Material:

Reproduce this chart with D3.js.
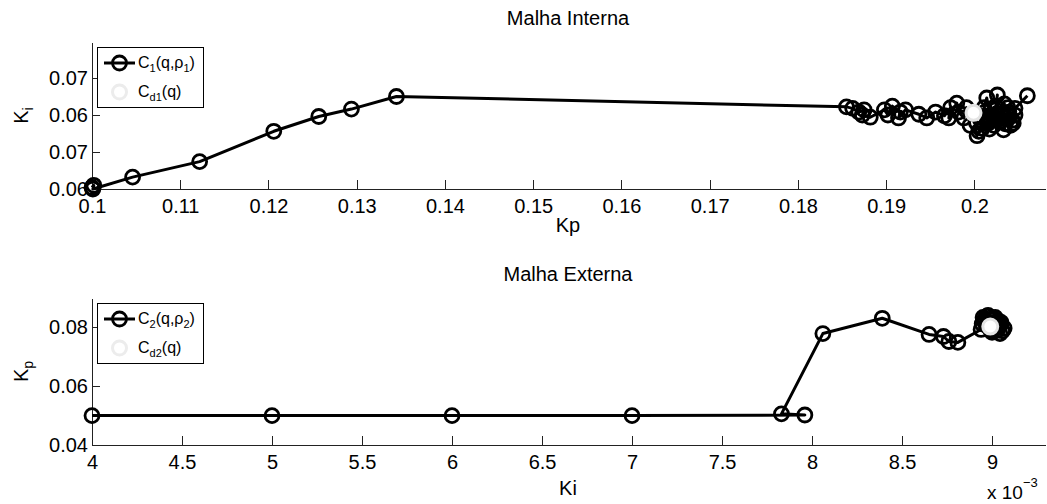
<!DOCTYPE html>
<html>
<head>
<meta charset="utf-8">
<script src="https://cdn.jsdelivr.net/npm/d3@7"></script>
<style>
  body { margin: 0; background: #fff; }
  text { font-family: "Liberation Sans", Arial, Helvetica, sans-serif; fill: #000; }
  .axis path, .axis line { stroke: #222; stroke-width: 1; shape-rendering: crispEdges; }
  .axis text { font-size: 20px; fill: #000; }
</style>
</head>
<body>
<div id="canvas"></div>
<script>
// ---- data: inner loop (Malha Interna) ----
var innerKp = [0.1000,0.1002,0.1001,0.1046,0.1122,0.1206,0.1257,0.1294,0.1345,
  0.1855,0.1862,0.1869,0.1875,0.1873,0.1882,0.1898,0.1902,0.1907,0.1916,0.1914,0.1922,
  0.1937,0.1946,0.1956,0.1966,0.1973,0.1971,0.1980,0.1982,0.1988,0.1991,0.1995,0.2003,
  0.2009,0.2007,0.2014,0.2018,0.2012,0.2022,0.2026,0.2024,0.2029,0.2034,0.2033,0.2039,
  0.2036,0.2041,0.2043,0.2046,0.2021,0.2016,0.2031,0.2044,0.2038,
  0.2005,0.2017,0.2027,0.2011,0.2035,0.2024,0.2008,0.2030,0.2019,0.2040,
  0.2046,0.2060];
var innerKi = [0.0552,0.0555,0.0550,0.0566,0.0587,0.0628,0.0648,0.0658,0.0675,
  0.0661,0.0659,0.0654,0.0657,0.0650,0.0647,0.0657,0.0650,0.0662,0.0654,0.0646,0.0657,
  0.0651,0.0646,0.0654,0.0649,0.0660,0.0646,0.0666,0.0654,0.0646,0.0660,0.0636,0.0622,
  0.0632,0.0643,0.0673,0.0646,0.0654,0.0636,0.0677,0.0657,0.0641,0.0665,0.0630,0.0654,
  0.0646,0.0636,0.0643,0.0650,0.0648,0.0639,0.0652,0.0639,0.0660,
  0.0628,0.0631,0.0645,0.0660,0.0638,0.0662,0.0648,0.0650,0.0643,0.0648,
  0.0659,0.0676];
var innerTarget = [0.1999, 0.0653];
var innerXTicks = [0.1,0.11,0.12,0.13,0.14,0.15,0.16,0.17,0.18,0.19,0.2];
var innerYTicks = [0.055,0.06,0.065,0.07];
var innerYLabels = ['0.06','0.07','0.06','0.07'];

// ---- data: outer loop (Malha Externa), Ki in units of 1e-3 ----
var outerKi = [4,5,6,7,7.96,7.83,8.06,8.39,8.65,8.73,8.76,8.81,
  8.939,8.950,8.978,9.017,9.050,9.067,9.044,9.000,8.967,8.989,9.028,8.956,
  8.945,8.972,9.010,9.040,9.058,9.030,8.995,8.962,8.985,9.020,9.048,9.005,8.958,8.992,9.035];
var outerKp = [0.0500,0.0500,0.0500,0.0500,0.0502,0.0506,0.0779,0.0831,0.0776,0.0769,0.0752,0.0749,
  0.0793,0.0834,0.0841,0.0834,0.0817,0.0797,0.0779,0.0783,0.0807,0.0827,0.0807,0.0821,
  0.0812,0.0838,0.0826,0.0805,0.0788,0.0790,0.0796,0.0818,0.0815,0.0800,0.0810,0.0829,0.0827,0.0790,0.0822];
var outerTarget = [8.99, 0.0803];
var outerXTicks = [4,4.5,5,5.5,6,6.5,7,7.5,8,8.5,9];
var outerYTicks = [0.04,0.06,0.08];

var W = 1047, H = 504;
var svg = d3.select('#canvas').append('svg')
    .attr('width', W).attr('height', H);

function panel(o){
    var g = svg.append('g');
    var x = d3.scaleLinear().domain(o.xDomain).range([92, 1045]);
    var y = d3.scaleLinear().domain(o.yDomain).range([o.bottom, o.top]);

    g.append('text')
        .attr('x', 568).attr('y', o.top - 17)
        .attr('text-anchor', 'middle')
        .style('font-size', '20px')
        .text(o.title);

    var ax = d3.axisBottom(x).tickValues(o.xTicks).tickSizeInner(-9).tickSizeOuter(0)
        .tickPadding(10).tickFormat(o.xFormat);
    g.append('g').attr('class', 'axis')
        .attr('transform', 'translate(0,' + o.bottom + ')')
        .call(ax);

    var ay = d3.axisLeft(y).tickValues(o.yTicks).tickSizeInner(-8).tickSizeOuter(0)
        .tickPadding(4).tickFormat(o.yFormat);
    g.append('g').attr('class', 'axis')
        .attr('transform', 'translate(92,0)')
        .call(ay);

    // x label
    g.append('text')
        .attr('x', 568).attr('y', o.bottom + o.xLabelOff)
        .attr('text-anchor', 'middle')
        .style('font-size', '20px')
        .text(o.xLabel);

    // y label, rotated, with subscript
    var yl = g.append('text')
        .attr('transform', 'translate(28,' + ((o.top + o.bottom) / 2) + ') rotate(-90)')
        .attr('text-anchor', 'middle')
        .style('font-size', '20px');
    yl.append('tspan').text('K');
    yl.append('tspan').attr('dy', 5).style('font-size', '14px').text(o.ySub);

    var pts = o.xs.map(function(v, i){ return [v, o.ys[i]]; });
    var line = d3.line().x(function(d){ return x(d[0]); }).y(function(d){ return y(d[1]); });

    g.append('path').datum(pts)
        .attr('d', line)
        .attr('fill', 'none')
        .attr('stroke', '#000')
        .attr('stroke-width', 3)
        .attr('stroke-linejoin', 'round');

    g.selectAll('.pt').data(pts).enter().append('circle')
        .attr('class', 'pt')
        .attr('cx', function(d){ return x(d[0]); })
        .attr('cy', function(d){ return y(d[1]); })
        .attr('r', 7)
        .attr('fill', 'none')
        .attr('stroke', '#000')
        .attr('stroke-width', 2.8);

    g.append('circle')
        .attr('cx', x(o.target[0])).attr('cy', y(o.target[1]))
        .attr('r', 7.5)
        .attr('fill', '#fff')
        .attr('stroke', '#e4e4e4')
        .attr('stroke-width', 3);

    // legend
    var lx = 97, ly = o.top + 5;
    var lg = g.append('g').attr('transform', 'translate(' + lx + ',' + ly + ')');
    lg.append('rect').attr('width', 106).attr('height', 60)
        .attr('fill', '#fff').attr('stroke', '#000').attr('stroke-width', 1)
        .attr('shape-rendering', 'crispEdges');
    lg.append('line').attr('x1', 7).attr('x2', 38).attr('y1', 16).attr('y2', 16)
        .attr('stroke', '#000').attr('stroke-width', 3);
    lg.append('circle').attr('cx', 22.5).attr('cy', 16).attr('r', 7)
        .attr('fill', 'none').attr('stroke', '#000').attr('stroke-width', 2.8);
    lg.append('circle').attr('cx', 22.5).attr('cy', 45).attr('r', 7)
        .attr('fill', '#fff').attr('stroke', '#ececec').attr('stroke-width', 3);

    var t1 = lg.append('text').attr('x', 41).attr('y', 21).style('font-size', '16px');
    t1.append('tspan').text('C');
    t1.append('tspan').attr('dy', 4).style('font-size', '11px').text(o.idx);
    t1.append('tspan').attr('dy', -4).text('(q,ρ');
    t1.append('tspan').attr('dy', 4).style('font-size', '11px').text(o.idx);
    t1.append('tspan').attr('dy', -4).text(')');

    var t2 = lg.append('text').attr('x', 41).attr('y', 50).style('font-size', '16px');
    t2.append('tspan').text('C');
    t2.append('tspan').attr('dy', 4).style('font-size', '11px').text('d' + o.idx);
    t2.append('tspan').attr('dy', -4).text('(q)');

    return g;
}

panel({
    title: 'Malha Interna', top: 42, bottom: 189, xLabelOff: 43,
    xDomain: [0.1, 0.208], yDomain: [0.055, 0.055 + 147 / 7400],
    xTicks: innerXTicks, yTicks: innerYTicks,
    xFormat: function(d){ return String(+d.toFixed(2)); },
    yFormat: function(d, i){ return innerYLabels[i]; },
    xLabel: 'Kp', ySub: 'i',
    xs: innerKp, ys: innerKi, target: innerTarget, idx: '1'
});

panel({
    title: 'Malha Externa', top: 298, bottom: 445, xLabelOff: 50,
    xDomain: [4, 9.294], yDomain: [0.04, 0.09],
    xTicks: outerXTicks, yTicks: outerYTicks,
    xFormat: function(d){ return String(d); },
    yFormat: function(d){ return d.toFixed(2); },
    xLabel: 'Ki', ySub: 'p',
    xs: outerKi, ys: outerKp, target: outerTarget, idx: '2'
});

// exponent note
var ex = svg.append('text').attr('x', 987).attr('y', 499).style('font-size', '19px');
ex.append('tspan').text('x 10');
ex.append('tspan').attr('dy', -12).style('font-size', '13px').text('−3');
</script>
</body>
</html>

Problem description: Without the pictures, return the listing above from its first line through the line that has "var innerYLabels = ['0.06','0.07','0.06','0.07'];".

Output of the exercise:
Reproduce this chart with D3.js.
<!DOCTYPE html>
<html>
<head>
<meta charset="utf-8">
<script src="https://cdn.jsdelivr.net/npm/d3@7"></script>
<style>
  body { margin: 0; background: #fff; }
  text { font-family: "Liberation Sans", Arial, Helvetica, sans-serif; fill: #000; }
  .axis path, .axis line { stroke: #222; stroke-width: 1; shape-rendering: crispEdges; }
  .axis text { font-size: 20px; fill: #000; }
</style>
</head>
<body>
<div id="canvas"></div>
<script>
// ---- data: inner loop (Malha Interna) ----
var innerKp = [0.1000,0.1002,0.1001,0.1046,0.1122,0.1206,0.1257,0.1294,0.1345,
  0.1855,0.1862,0.1869,0.1875,0.1873,0.1882,0.1898,0.1902,0.1907,0.1916,0.1914,0.1922,
  0.1937,0.1946,0.1956,0.1966,0.1973,0.1971,0.1980,0.1982,0.1988,0.1991,0.1995,0.2003,
  0.2009,0.2007,0.2014,0.2018,0.2012,0.2022,0.2026,0.2024,0.2029,0.2034,0.2033,0.2039,
  0.2036,0.2041,0.2043,0.2046,0.2021,0.2016,0.2031,0.2044,0.2038,
  0.2005,0.2017,0.2027,0.2011,0.2035,0.2024,0.2008,0.2030,0.2019,0.2040,
  0.2046,0.2060];
var innerKi = [0.0552,0.0555,0.0550,0.0566,0.0587,0.0628,0.0648,0.0658,0.0675,
  0.0661,0.0659,0.0654,0.0657,0.0650,0.0647,0.0657,0.0650,0.0662,0.0654,0.0646,0.0657,
  0.0651,0.0646,0.0654,0.0649,0.0660,0.0646,0.0666,0.0654,0.0646,0.0660,0.0636,0.0622,
  0.0632,0.0643,0.0673,0.0646,0.0654,0.0636,0.0677,0.0657,0.0641,0.0665,0.0630,0.0654,
  0.0646,0.0636,0.0643,0.0650,0.0648,0.0639,0.0652,0.0639,0.0660,
  0.0628,0.0631,0.0645,0.0660,0.0638,0.0662,0.0648,0.0650,0.0643,0.0648,
  0.0659,0.0676];
var innerTarget = [0.1999, 0.0653];
var innerXTicks = [0.1,0.11,0.12,0.13,0.14,0.15,0.16,0.17,0.18,0.19,0.2];
var innerYTicks = [0.055,0.06,0.065,0.07];
var innerYLabels = ['0.06','0.07','0.06','0.07'];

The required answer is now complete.